5.5 Princípios hermenêuticos para interpretação correta
Para uma interpretação correta de Ageu, e de qualquer livro bíblico, aplicamos os seguintes princípios hermenêuticos:
- Interpretação Histórico-Gramatical: Entender o texto em seu contexto original – histórico, cultural, linguístico e literário. Isso significa perguntar o que o texto significava para o público original de Ageu no século VI a.C.
- Contexto Canônico: Ler Ageu à luz de toda a Escritura, reconhecendo que a Bíblia é uma unidade orgânica. Isso é particularmente importante para ver como o Novo Testamento interpreta e cumpre as profecias do Antigo Testamento, especialmente em relação a Cristo.
- Cristocêntrico: Buscar como o texto aponta para Cristo, seja por profecia direta, tipo, princípio teológico ou antecipação do plano redentor de Deus. Toda a Escritura testifica de Jesus.
- Teologia da Aliança: Entender as promessas e a disciplina de Deus dentro do escopo da Sua fidelidade às Suas alianças com Israel (mosaica, davídica) e, em última instância, à Nova Aliança estabelecida em Cristo.

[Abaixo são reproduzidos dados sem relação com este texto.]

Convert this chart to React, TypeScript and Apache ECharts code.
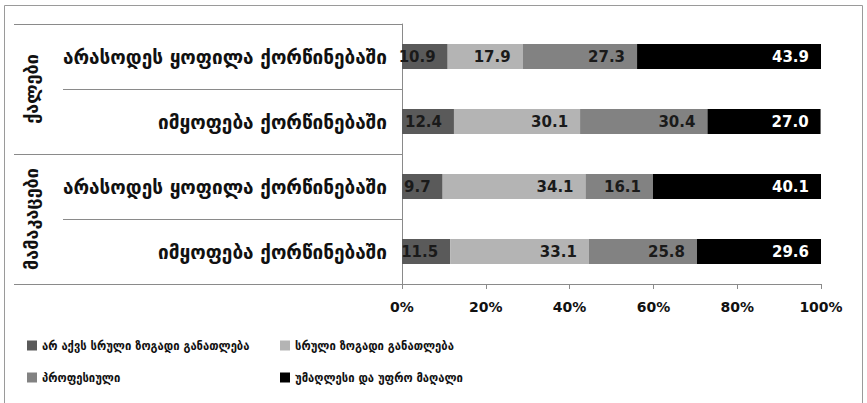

- Aplicação Teológica e Pastoral: Uma vez que o significado original e canônico é estabelecido, buscar a relevância e aplicação para a igreja contemporânea, sempre com a orientação do Espírito Santo.
Ao aplicar esses princípios, o livro de Ageu se revela não apenas como um documento histórico, mas como uma palavra viva e poderosa de Deus que continua a desafiar e encorajar Seu povo a priorizar Sua glória e a viver na esperança do Reino de Cristo.